Actions/Discussions/Public comment

  • Public Comment
    • Laura Duarte, who lives on South Edwards Court, commented on the Dutch Bros Coffee near her home. Duarte said that she did not want to be at a meeting or talking about ordinance violations again, but asked the council to “fix the mistake” they made.
    • Stephen Tootle, a Visalia resident, spoke about the Dutch Bros site. He said he felt that during the mediation with the property owners, the owners seemed to feel that they don’t have to follow the rules. Tootle said that during the mediation, the owners told them, “We are a multi-billion corporation with more money than you have.” He said all he asks is that the property owners build what they told the planning commission they would build on that site. 
    • Reggie Ellis requested Item 7 be pulled from the consent calendar. 
    • Michael Kreps from the Arts Consortium invites people to take the free South Valley Arts Tour the consortium is hosting March 25-26. 
  • Consent Calendar
    • No other items were pulled from the consent calendar. Councilmember Nelsen made a motion to approve all other items, and Councilmember Taylor seconded it. The motion passed unanimously. 
  • Consent Calendar Item 7
    • Per the meeting’s agenda, this item was to “award RFB-21-22-34, a one-year contract for Publishing Legal Advertisements to the Visalia Times Delta in an amount not to exceed $90,000.”
    • Reggie Ellis, the publisher and CEO of The Sun-Gazette Newspaper, said that public funding is necessary to keep local journalism alive, so he is disappointed that the city is choosing to give the contract to the Visalia Times-Delta instead of his paper. Several years ago, Ellis made a “significant investment” to take the steps needed to be able to publish city legal advertisements in The Sun-Gazette, gaining adjudicated status. 
    • This year, he filled out the bid application to publish the city’s legal advertisements, but The Sun-Gazette was eliminated from the bid because they do not have the ability to publish their paper three times a week. 
    • When he asked why the city could not select both newspapers to publish legal advertisements, Ellis was told by city staff that the city could not advertise within two different newspapers because it may be confusing to city residents and newspaper readers. Ellis said that he hopes in the future city policies better support local businesses. 
    • Elizabeth Forrester from the city’s finance department said that they worked closely with other departments to come up with a  bid that would work for the city and how often it needed advertisements published.
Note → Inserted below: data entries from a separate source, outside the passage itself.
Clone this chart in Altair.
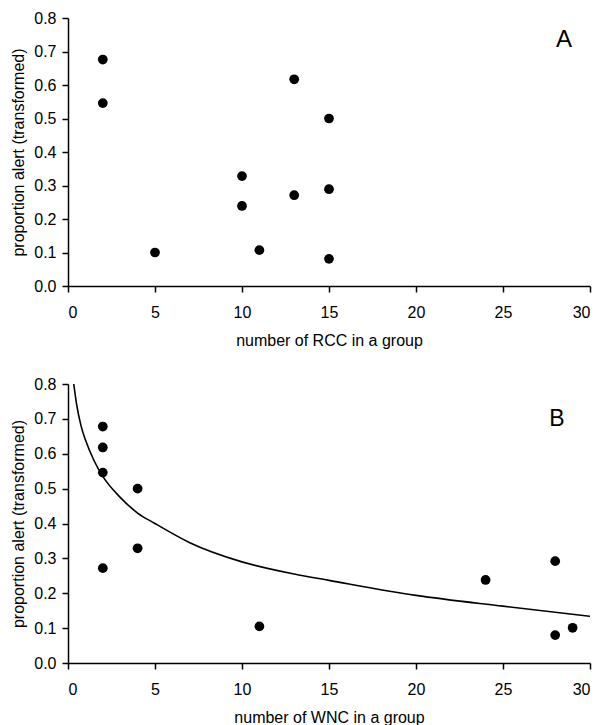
import altair as alt
import pandas as pd

# Panel A: RCC group size vs proportion alert
rcc_x = [2, 2, 5, 10, 10, 11, 13, 13, 15, 15, 15]
rcc_y = [0.676, 0.546, 0.100, 0.328, 0.239, 0.107, 0.617, 0.271, 0.500, 0.289, 0.081]

# Panel B: WNC group size vs proportion alert
wnc_x = [2, 2, 2, 2, 4, 4, 11, 24, 28, 28, 29]
wnc_y = [0.678, 0.618, 0.546, 0.272, 0.500, 0.329, 0.105, 0.238, 0.292, 0.080, 0.101]

# Fitted curve in panel B
curve_x = [0.33, 0.5, 0.75, 1, 1.5, 2, 3, 4, 5, 7, 10, 13, 15, 20, 25, 30]
curve_y = [0.80, 0.74, 0.68, 0.64, 0.58, 0.535, 0.475, 0.43, 0.40, 0.345, 0.29, 0.255, 0.237, 0.194, 0.163, 0.134]

panel_labels = ["A", "B"]
label_x = [28.5, 28.1]
label_y = [0.735, 0.70]

x_ticks = [0, 5, 10, 15, 20, 25, 30]
y_ticks = [0.0, 0.1, 0.2, 0.3, 0.4, 0.5, 0.6, 0.7, 0.8]

FONT = "Liberation Sans"
W = 522

AX_COMMON = dict(
    grid=False, domainColor="black", domainWidth=1.5,
    tickColor="black", tickWidth=1.5, tickSize=6,
    labelFont=FONT, labelFontSize=16, labelColor="black", labelOverlap=False,
    titleFont=FONT, titleFontSize=16, titleColor="black", titleFontWeight="normal",
)


def xenc(title):
    return alt.X("x:Q", title=title,
                 scale=alt.Scale(domain=[0, 30], nice=False, zero=False),
                 axis=alt.Axis(values=x_ticks, format="d", labelPadding=12,
                               titlePadding=12, **AX_COMMON))


def yenc():
    return alt.Y("y:Q", title="proportion alert (transformed)",
                 scale=alt.Scale(domain=[0, 0.8], nice=False),
                 axis=alt.Axis(values=y_ticks, format=".1f", labelPadding=6,
                               titlePadding=7, **AX_COMMON))


dfA = pd.DataFrame({"x": rcc_x, "y": rcc_y})
dfB = pd.DataFrame({"x": wnc_x, "y": wnc_y})
dfC = pd.DataFrame({"x": curve_x, "y": curve_y})
dfLA = pd.DataFrame({"x": [label_x[0]], "y": [label_y[0]], "t": [panel_labels[0]]})
dfLB = pd.DataFrame({"x": [label_x[1]], "y": [label_y[1]], "t": [panel_labels[1]]})

tA = "number of RCC in a group"
tB = "number of WNC in a group"

pointsA = alt.Chart(dfA).mark_circle(size=95, color="black", opacity=1).encode(
    x=xenc(tA), y=yenc())
textA = alt.Chart(dfLA).mark_text(fontSize=24, font=FONT, color="black").encode(
    x=xenc(tA), y=yenc(), text="t:N")
panelA = alt.layer(pointsA, textA).properties(width=W, height=268)

curveB = alt.Chart(dfC).mark_line(color="black", strokeWidth=1.6, interpolate="monotone").encode(
    x=xenc(tB), y=yenc())
pointsB = alt.Chart(dfB).mark_circle(size=95, color="black", opacity=1).encode(
    x=xenc(tB), y=yenc())
textB = alt.Chart(dfLB).mark_text(fontSize=23, font=FONT, color="black").encode(
    x=xenc(tB), y=yenc(), text="t:N")
panelB = alt.layer(curveB, pointsB, textB).properties(width=W, height=279)

chart = alt.vconcat(panelA, panelB, spacing=28).properties(
    padding={"left": 2, "top": 2, "right": 0, "bottom": 0},
    background="white",
).configure_view(stroke=None)

chart.save("out.html", embed_options={"renderer": "svg", "actions": False})
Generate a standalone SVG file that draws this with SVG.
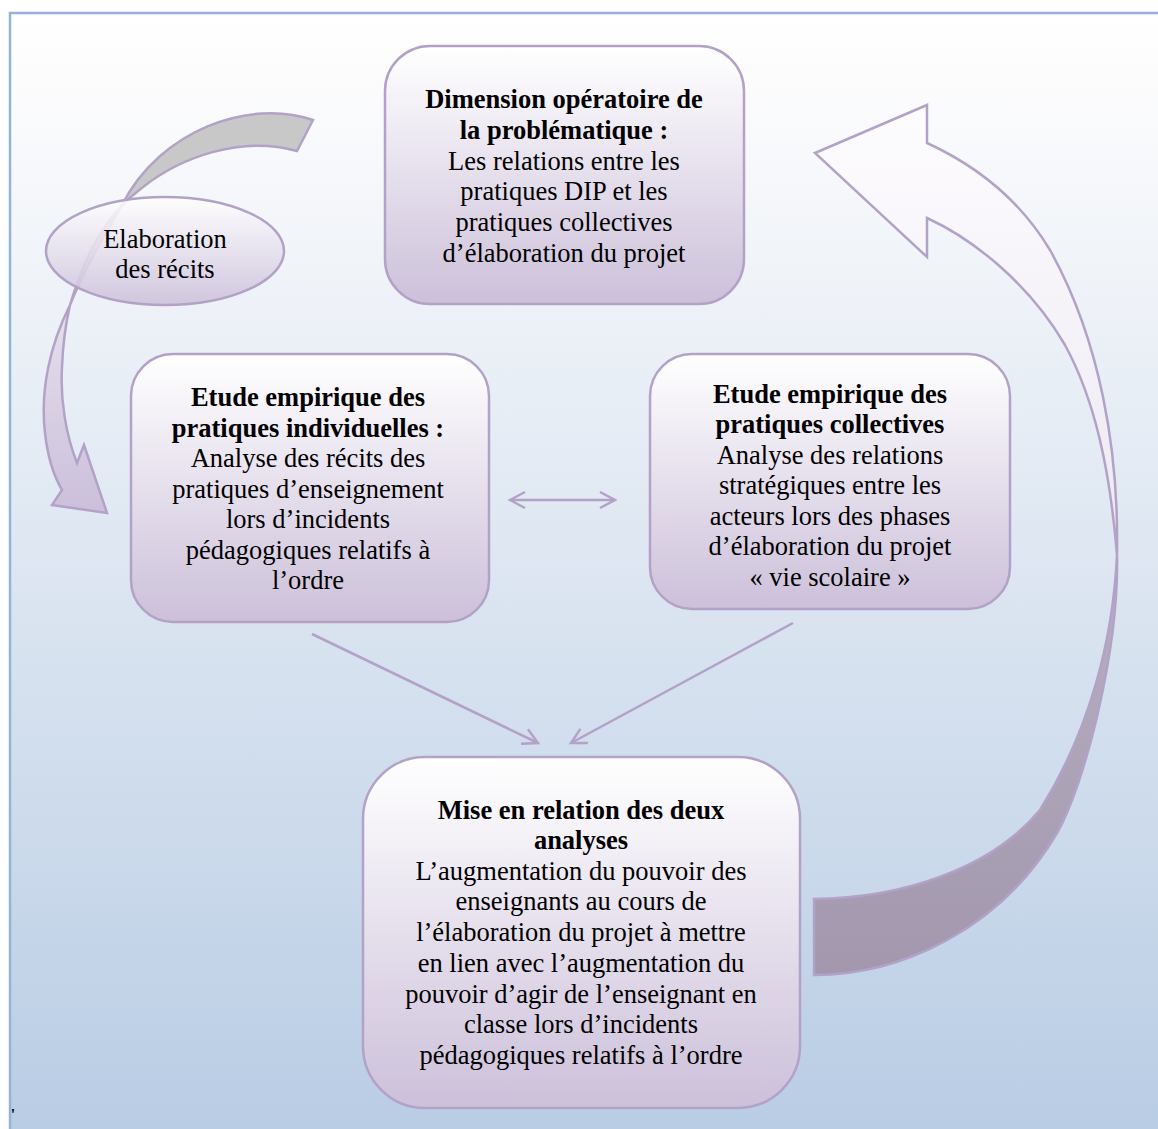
<svg xmlns="http://www.w3.org/2000/svg" width="1158" height="1129" viewBox="0 0 1158 1129">
  <defs>
    <linearGradient id="bg" x1="0" y1="0" x2="0" y2="1">
      <stop offset="0" stop-color="#ffffff"/>
      <stop offset="0.06" stop-color="#fcfcfd"/>
      <stop offset="1" stop-color="#b8cce4"/>
    </linearGradient>
    <linearGradient id="box" x1="0" y1="0" x2="0" y2="1">
      <stop offset="0" stop-color="#ffffff"/>
      <stop offset="1" stop-color="#ccc0da"/>
    </linearGradient>
    <linearGradient id="leftFront" x1="0" y1="0" x2="0" y2="1">
      <stop offset="0" stop-color="#e6e0ee"/>
      <stop offset="1" stop-color="#cbbfda"/>
    </linearGradient>
    <linearGradient id="rightFront" x1="0" y1="0" x2="0" y2="1">
      <stop offset="0" stop-color="#fdfcfe"/>
      <stop offset="1" stop-color="#ede8f2"/>
    </linearGradient>
    <linearGradient id="rightBack" x1="0" y1="0" x2="0" y2="1">
      <stop offset="0" stop-color="#b8b0c2"/>
      <stop offset="1" stop-color="#a297ad"/>
    </linearGradient>
    <marker id="open" viewBox="0 0 20 20" refX="17" refY="10" markerWidth="20" markerHeight="20" markerUnits="userSpaceOnUse" orient="auto-start-reverse">
      <path d="M2,2 L17,10 L2,18" fill="none" stroke="#b3a2c7" stroke-width="2.5"/>
    </marker>
  </defs>
  <style>
    .node { fill: url(#box); stroke: #b3a2c7; stroke-width: 2.5; }
    .shape { stroke: #b3a2c7; stroke-width: 2.5; }
    .conn { fill: none; stroke: #b3a2c7; stroke-width: 2.5; }
    .t { font-family: 'Liberation Serif', serif; font-size: 26.5px; fill: #000; text-anchor: middle; }
    .b { font-weight: bold; }
  </style>

  <rect x="10" y="13" width="1160" height="1130" fill="url(#bg)" stroke="#95b3d7" stroke-width="2.5"/>

  <g id="arrow-right">
    <path class="shape" fill="url(#rightBack)" d="M814,899 L814,975 C900,975 1000,930 1057,833 C1085,784 1119,650 1117,555 C1113,640 1090,730 1040,810 C990,870 900,898 814,899 Z"/>
    <path class="shape" fill="url(#rightFront)" d="M1117,555 C1119,450 1100,340 1050,250 C1020,200 975,165 927,143 L927,105 L815,153 L927,257 L927,218 C975,240 1030,285 1065,345 C1095,400 1110,470 1117,555 Z"/>
  </g>

  <g id="arrow-left">
    <path class="shape" fill="#c8c8c8" d="M313,120 C250,98 160,130 122,205 C98,245 80,280 70,305 C85,255 105,215 143,187 C180,158 240,135 297,151 Z"/>
    <path class="shape" fill="url(#leftFront)" d="M70,305 C50,345 40,390 45,433 C48,460 55,478 62,490 L52,505 L107,513 L84,445 L77,463 C66,435 60,400 62,367 C63,340 67,318 70,305 Z"/>
  </g>

  <g id="connectors">
    <line class="conn" x1="510" y1="500" x2="615" y2="500" marker-start="url(#open)" marker-end="url(#open)"/>
    <line class="conn" x1="312" y1="634" x2="538" y2="743" marker-end="url(#open)"/>
    <line class="conn" x1="793" y1="623" x2="571" y2="743" marker-end="url(#open)"/>
  </g>

  <g id="ellipse-recits">
    <ellipse cx="165" cy="251" rx="119" ry="54" fill="url(#box)" fill-opacity="0.88" stroke="#b3a2c7" stroke-width="2.5"/>
    <text class="t" x="165" y="248">Elaboration</text>
    <text class="t" x="165" y="278">des récits</text>
  </g>

  <g id="node-dimension">
    <rect class="node" x="385" y="46" width="359" height="258" rx="45"/>
    <text class="t b" x="564" y="108">Dimension opératoire de</text>
    <text class="t b" x="564" y="139">la problématique :</text>
    <text class="t" x="564" y="170">Les relations entre les</text>
    <text class="t" x="564" y="200">pratiques DIP et les</text>
    <text class="t" x="564" y="231">pratiques collectives</text>
    <text class="t" x="564" y="262">d’élaboration du projet</text>
  </g>

  <g id="node-individuelles">
    <rect class="node" x="131" y="354" width="358" height="268" rx="42"/>
    <text class="t b" x="308" y="406">Etude empirique des</text>
    <text class="t b" x="308" y="437">pratiques individuelles :</text>
    <text class="t" x="308" y="467">Analyse des récits des</text>
    <text class="t" x="308" y="498">pratiques d’enseignement</text>
    <text class="t" x="308" y="528">lors d’incidents</text>
    <text class="t" x="308" y="559">pédagogiques relatifs à</text>
    <text class="t" x="308" y="589">l’ordre</text>
  </g>

  <g id="node-collectives">
    <rect class="node" x="650" y="354" width="360" height="255" rx="42"/>
    <text class="t b" x="830" y="403">Etude empirique des</text>
    <text class="t b" x="830" y="433">pratiques collectives</text>
    <text class="t" x="830" y="464">Analyse des relations</text>
    <text class="t" x="830" y="494">stratégiques entre les</text>
    <text class="t" x="830" y="525">acteurs lors des phases</text>
    <text class="t" x="830" y="555">d’élaboration du projet</text>
    <text class="t" x="830" y="586">« vie scolaire »</text>
  </g>

  <g id="node-mise-en-relation">
    <rect class="node" x="363" y="757" width="437" height="351" rx="62"/>
    <text class="t b" x="581" y="819">Mise en relation des deux</text>
    <text class="t b" x="581" y="849">analyses</text>
    <text class="t" x="581" y="880">L’augmentation du pouvoir des</text>
    <text class="t" x="581" y="910">enseignants au cours de</text>
    <text class="t" x="581" y="941">l’élaboration du projet à mettre</text>
    <text class="t" x="581" y="972">en lien avec l’augmentation du</text>
    <text class="t" x="581" y="1003">pouvoir d’agir de l’enseignant en</text>
    <text class="t" x="581" y="1033">classe lors d’incidents</text>
    <text class="t" x="581" y="1064">pédagogiques relatifs à l’ordre</text>
  </g>

  <text class="t b" x="13" y="1120" style="font-size:16px">'</text>
</svg>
The city charter requires the council to call for bids annually for this service, but this was the first attempt at that. 
    • Forrester said that when the city received both bids, Sun-Gazette didn’t meet the minimum specifications for publishing. The city has the opportunity to publish advertisements two to six times per week, and so to meet the needs of the city, they decided the minimum publishing requirement is three times per week. This was noted in the bid, she said.
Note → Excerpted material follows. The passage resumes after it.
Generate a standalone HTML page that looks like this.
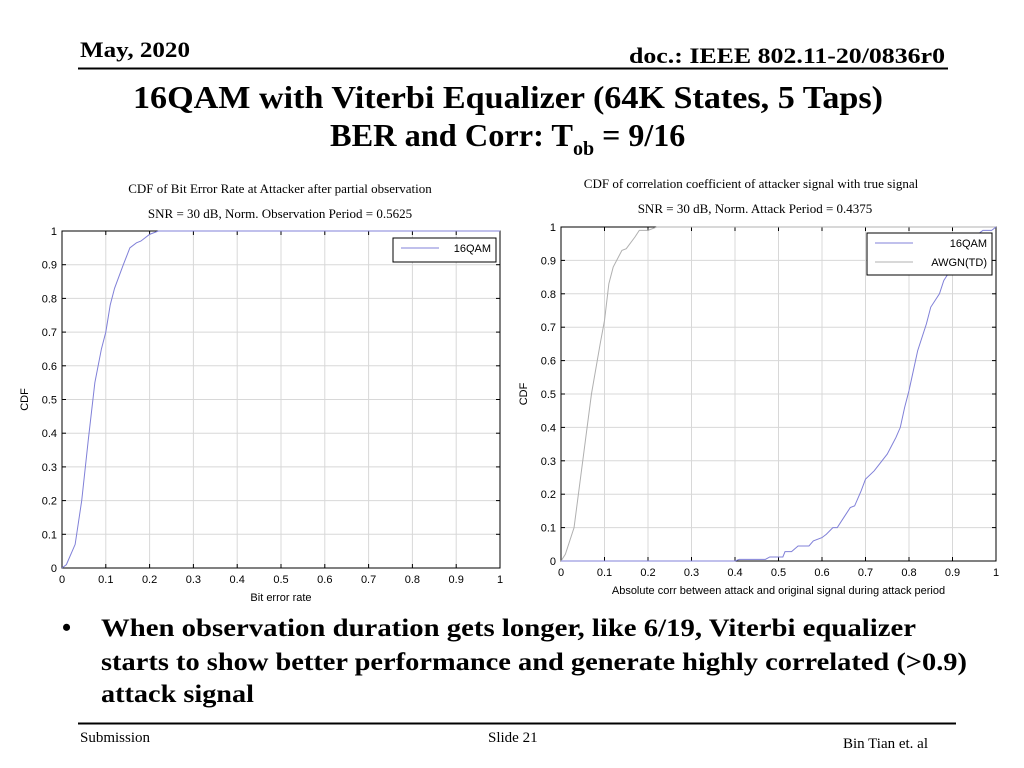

    • She said that the Sun-Gazette was notified why they didn’t get the bid and also informed of what they could do to appeal the rejection before it went before the council, but the city received nothing from the Sun-Gazette. 
    • Forrester clarified that both the Visalia Times-Delta and Sun-Gazette bid the exact same amount of money, but as the Sun-Gazette did not meet the publishing minimum they were disqualified. 
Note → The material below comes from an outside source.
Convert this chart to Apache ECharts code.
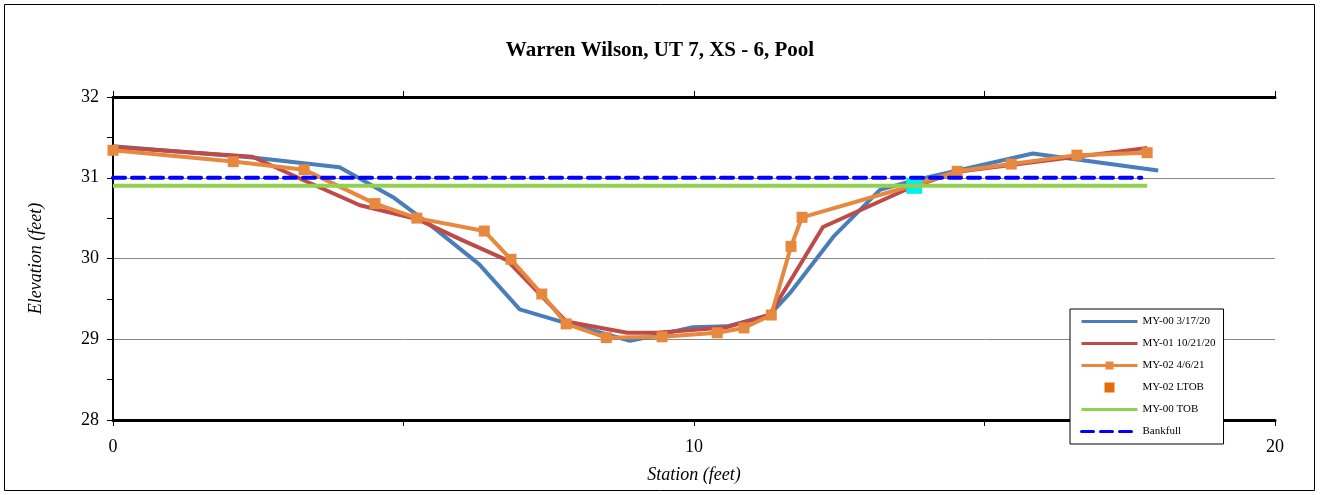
<!DOCTYPE html>
<html><head><meta charset="utf-8">
<script src="https://cdn.jsdelivr.net/npm/echarts@6/dist/echarts.min.js"></script>
<style>html,body{margin:0;padding:0;background:#fff}#c{width:1320px;height:495px}</style>
</head><body><div id="c"></div>
<script>
const title = "Warren Wilson, UT 7, XS - 6, Pool";
const seriesNames = ["MY-00 3/17/20","MY-01 10/21/20","MY-02 4/6/21","MY-02 LTOB","MY-00 TOB","Bankfull"];

const my00Station = [0, 2.4, 3.9, 4.82, 5.4, 6.3, 7.0, 7.8, 8.4, 8.9, 9.36, 9.98, 10.57, 11.3, 11.65, 12.4, 13.2, 13.8, 15.83, 17.99];
const my00Elev    = [31.39, 31.25, 31.13, 30.76, 30.45, 29.93, 29.37, 29.2, 29.08, 28.98, 29.05, 29.15, 29.16, 29.3, 29.57, 30.27, 30.85, 30.97, 31.3, 31.09];

const my01Station = [0, 2.4, 3.34, 4.25, 5.23, 6.0, 6.78, 7.8, 8.85, 9.36, 10.57, 11.3, 12.22, 13.7, 14.5, 17.8];
const my01Elev    = [31.38, 31.26, 30.95, 30.66, 30.49, 30.23, 29.98, 29.22, 29.08, 29.08, 29.15, 29.3, 30.39, 30.87, 31.07, 31.37];

const my02Station = [0, 2.07, 3.29, 4.51, 5.23, 6.39, 6.85, 7.38, 7.8, 8.49, 9.45, 10.4, 10.86, 11.33, 11.67, 11.86, 13.79, 14.53, 15.46, 16.59, 17.8];
const my02Elev    = [31.34, 31.2, 31.1, 30.68, 30.5, 30.34, 29.99, 29.56, 29.19, 29.02, 29.03, 29.08, 29.14, 29.3, 30.15, 30.51, 30.91, 31.08, 31.17, 31.28, 31.31];

const ltobStation = [13.79];
const ltobElev    = [30.9];

const tobStation = [0, 17.8];
const tobElev    = [30.9, 30.9];

const bkfStation = [0, 17.7];
const bkfElev    = [31.0, 31.0];

const xTicks = [0, 10, 20];
const yTicks = [28, 29, 30, 31, 32];

function pairs(xs, ys){ return xs.map((x,i)=>[x, ys[i]]); }

const font = "Liberation Serif";
const chart = echarts.init(document.getElementById('c'), null, {renderer:'canvas'});
const axisBase = {
  type:'value',
  axisLine:{show:true, lineStyle:{color:'#000', width:2}},
  axisTick:{show:true, length:6, lineStyle:{color:'#000', width:1}},
  minorTick:{show:true, splitNumber:2, length:6, lineStyle:{color:'#000', width:1}},
  splitLine:{show:false},
  axisLabel:{show:false}
};
const squareIcon = 'path://M0,0h10v10h-10z';
const hidden = {color:'rgba(0,0,0,0)', borderWidth:0, opacity:0};
chart.setOption({
  animation:false,
  backgroundColor:'#fff',
  graphic:[{type:'rect', shape:{x:4.5,y:4.5,width:1310,height:486}, style:{fill:'none', stroke:'#000', lineWidth:1}, z:-10}],
  title:{text:title, left:'center', top:35, textStyle:{fontFamily:font, fontWeight:'bold', fontSize:21, color:'#000'}},
  grid:{left:113, right:45, top:97, bottom:75},
  legend:{
    orient:'vertical', left:1070, top:309,
    itemWidth:56, itemHeight:10, itemGap:11,
    padding:[7,8,7,10],
    borderColor:'#000', borderWidth:1, backgroundColor:'#fff',
    lineStyle:{width:3},
    textStyle:{fontFamily:font, fontSize:11, color:'#000'},
    data:[
      {name:seriesNames[0], itemStyle:hidden},
      {name:seriesNames[1], itemStyle:hidden},
      {name:seriesNames[2]},
      {name:seriesNames[3], icon:squareIcon, itemStyle:{color:'#E46C0A', opacity:1}},
      {name:seriesNames[4], itemStyle:hidden},
      {name:seriesNames[5], itemStyle:hidden}
    ]
  },
  xAxis:[
    Object.assign({}, axisBase, {
      min:0, max:20, interval:10, position:'bottom',
      axisLine:{show:true, onZero:false, lineStyle:{color:'#000', width:3}},
      axisLabel:{show:true, margin:18, fontFamily:font, fontSize:18, color:'#000', formatter:v=>xTicks.includes(v)?String(v):''},
      name:'Station (feet)', nameLocation:'middle', nameGap:46,
      nameTextStyle:{fontFamily:font, fontStyle:'italic', fontSize:18, color:'#000'}
    }),
    Object.assign({}, axisBase, {
      min:0, max:20, interval:10, position:'top',
      axisLine:{show:true, onZero:false, lineStyle:{color:'#000', width:3}}
    })
  ],
  yAxis:[
    Object.assign({}, axisBase, {
      min:28, max:32, interval:1, position:'left',
      splitLine:{show:true, lineStyle:{color:'#888', width:1}},
      axisLabel:{show:true, margin:14, fontFamily:font, fontSize:18, color:'#000', formatter:v=>yTicks.includes(v)?String(v):''},
      name:'Elevation (feet)', nameLocation:'middle', nameGap:68,
      nameTextStyle:{fontFamily:font, fontStyle:'italic', fontSize:18, color:'#000'}
    }),
    Object.assign({}, axisBase, {
      min:28, max:32, interval:1, position:'right',
      axisTick:{show:false}, minorTick:{show:false}
    })
  ],
  series:[
    {name:seriesNames[0], type:'line', data:pairs(my00Station,my00Elev), symbol:'none', lineStyle:{color:'#4A7EBB', width:4}, itemStyle:{color:'#4A7EBB'}, z:2},
    {name:seriesNames[1], type:'line', data:pairs(my01Station,my01Elev), symbol:'none', lineStyle:{color:'#BE4B48', width:4}, itemStyle:{color:'#BE4B48'}, z:3},
    {name:seriesNames[2], type:'line', data:pairs(my02Station,my02Elev), symbol:'rect', symbolSize:11, lineStyle:{color:'#E6883E', width:4}, itemStyle:{color:'#E6883E'}, z:4},
    {name:seriesNames[3], type:'scatter', data:pairs(ltobStation,ltobElev), symbol:'rect', symbolSize:16, itemStyle:{color:'#00F0F0', opacity:1}, z:5},
    {name:seriesNames[4], type:'line', data:pairs(tobStation,tobElev), symbol:'none', lineStyle:{color:'#92D050', width:4}, itemStyle:{color:'#92D050'}, z:6},
    {name:seriesNames[5], type:'line', data:pairs(bkfStation,bkfElev), symbol:'none', lineStyle:{color:'#0000FF', width:4, type:[12,7], cap:'round'}, itemStyle:{color:'#0000FF'}, z:7}
  ]
});
</script></body></html>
    • Ellis said that while everything Forrester said was true, he doesn’t understand how he would be able to appeal a decision if there was nothing he could appeal on. He wants to know what the point of him investing the time to get The Sun-Gazette adjudicated status was, and said he feels that he wasted his time. 
    • Forrester said that if Sun-Gazette had the ability to publish three times a week, the city would have awarded the bid based on the lowest cost to reach each subscriber, and that was noted in the request for proposal (RFP).
    • Ellis said he still doesn’t understand why if there are two papers that have adjudicated status, one that is “offering a better deal per subscriber,” the city can’t have two papers publishing legal advertisements. 
    • Stephen Tootle wanted to know that when we’re talking about subscribers, how do we know which subscribers are being reached with an online subscription versus a weekly printing?
    • Gail Zurek, Visalia Chamber of Commerce CEO, was curious to see if it would be a possibility to support both papers.
    • Ken Richardson, the city attorney, was asked if it is possible to go around what the city charter said and give it to two bidders, instead of one bidder as is stated in the charter. 
    • One city staff member said they are concerned that since there are processes with certain timeline requirements that depend on when notices are published, it may change those processes if the city lets both newspapers publish the advertisements.
    • It was clarified that the criteria established in the bid are supported legally. 
    • Nelsen says that if this was noted in the RFP and bid package, then the concerns The Sun-Gazette has should have been addressed when they were submitting their bid. Now that the bid has already been completed, Nelsen said the city should be looking at the future to see if the bid can be changed the next time it is conducted. He also said that he thinks the city should be looking at posting public notices on social media more than in the newspapers.
    • Richardson noted that this bid will be an annual process now. 
    • Councilmember Wynn said the city should look at being able to consider counting digital publishing as part of the requirement.
    • Councilmember Soto seconded what Zurek said about considering splitting the contract between the two newspapers.
    • Poochigan said that this isn’t about how Sun-Gazette covers news because he thinks that the paper may be one of the best in the county at local news coverage. Since this will be an annual process now that there are two adjudicated papers, he said the city should reexamine the requirements next year. 
    • Nelsen motioned to give Visalia Times-Delta the contract and reexamine the bid requirements next year. Taylor seconded the motion, which passed unanimously. 

With nothing to report from the closed session, the meeting adjourned at 7:33 p.m. The next Visalia City Council meeting will be held on Monday, March 20 at 7 p.m. in the City Council Chambers.